Ich sehe das ganz locker. Der Streetartist verkauft in der Galerie keine Straßenkunst, sondern seine Kunst. Mich stört es nicht, wenn Galerien oder Künstler mit dem Begriff „Streetart“ werben. Ich freue mich für jeden, der mit seiner Kunst Geld verdienen kann. Kunst ist doch etwas Schönes und vielseitig.

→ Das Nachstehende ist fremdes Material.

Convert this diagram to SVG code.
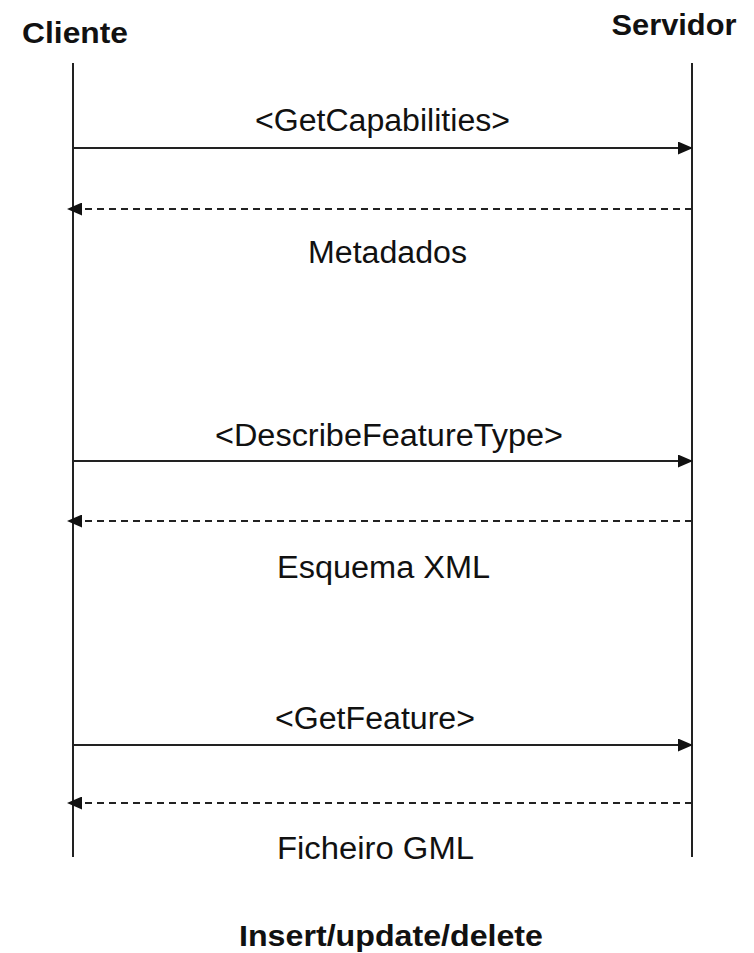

Du bist schon eine lange Zeit in Berlin aktiv und hast im Laufe der Jahre vermutlich auch hier einige Veränderungen im urbanen Bild, oder der generellen Akzeptanz bzw. Ablehnung von Street Art erlebt. Ist Berlin nach wie vor ein “Sprayer und Street Art Paradies”? Wie siehst du die generelle Entwicklung der Szene in den kommenden Jahren?
Es lässt sich nach wie vor gut in Berlin (k)leben. Die Stadt ist immer noch wunderschön, aber es verschwinden mit den Jahren immer mehr bunte Ecken, Grünflächen, Vereine und Clubs für neue Immobilien, die kaum ein Mensch braucht. Ein neues Einkaufscenter oder noch ein Bürokomplex macht Berlin nicht unbedingt schöner. Aber es lässt sich leider nicht aufhalten. Das ist nun mal der Lauf der Dinge.
Abschließend, was sind deine zukünftigen Pläne, Projekte oder Träume?
Das letzte Jahr war kein einfaches Jahr – das macht das Träumen oder auch das Umsetzen von Projekten momentan leider etwas schwierig. Aber mir geht es gut und mir wird nie langweilig. Das ist das Wichtigste. Ich hoffe einfach, dass wir alle gesund bleiben und diese Zeit gut überstehen.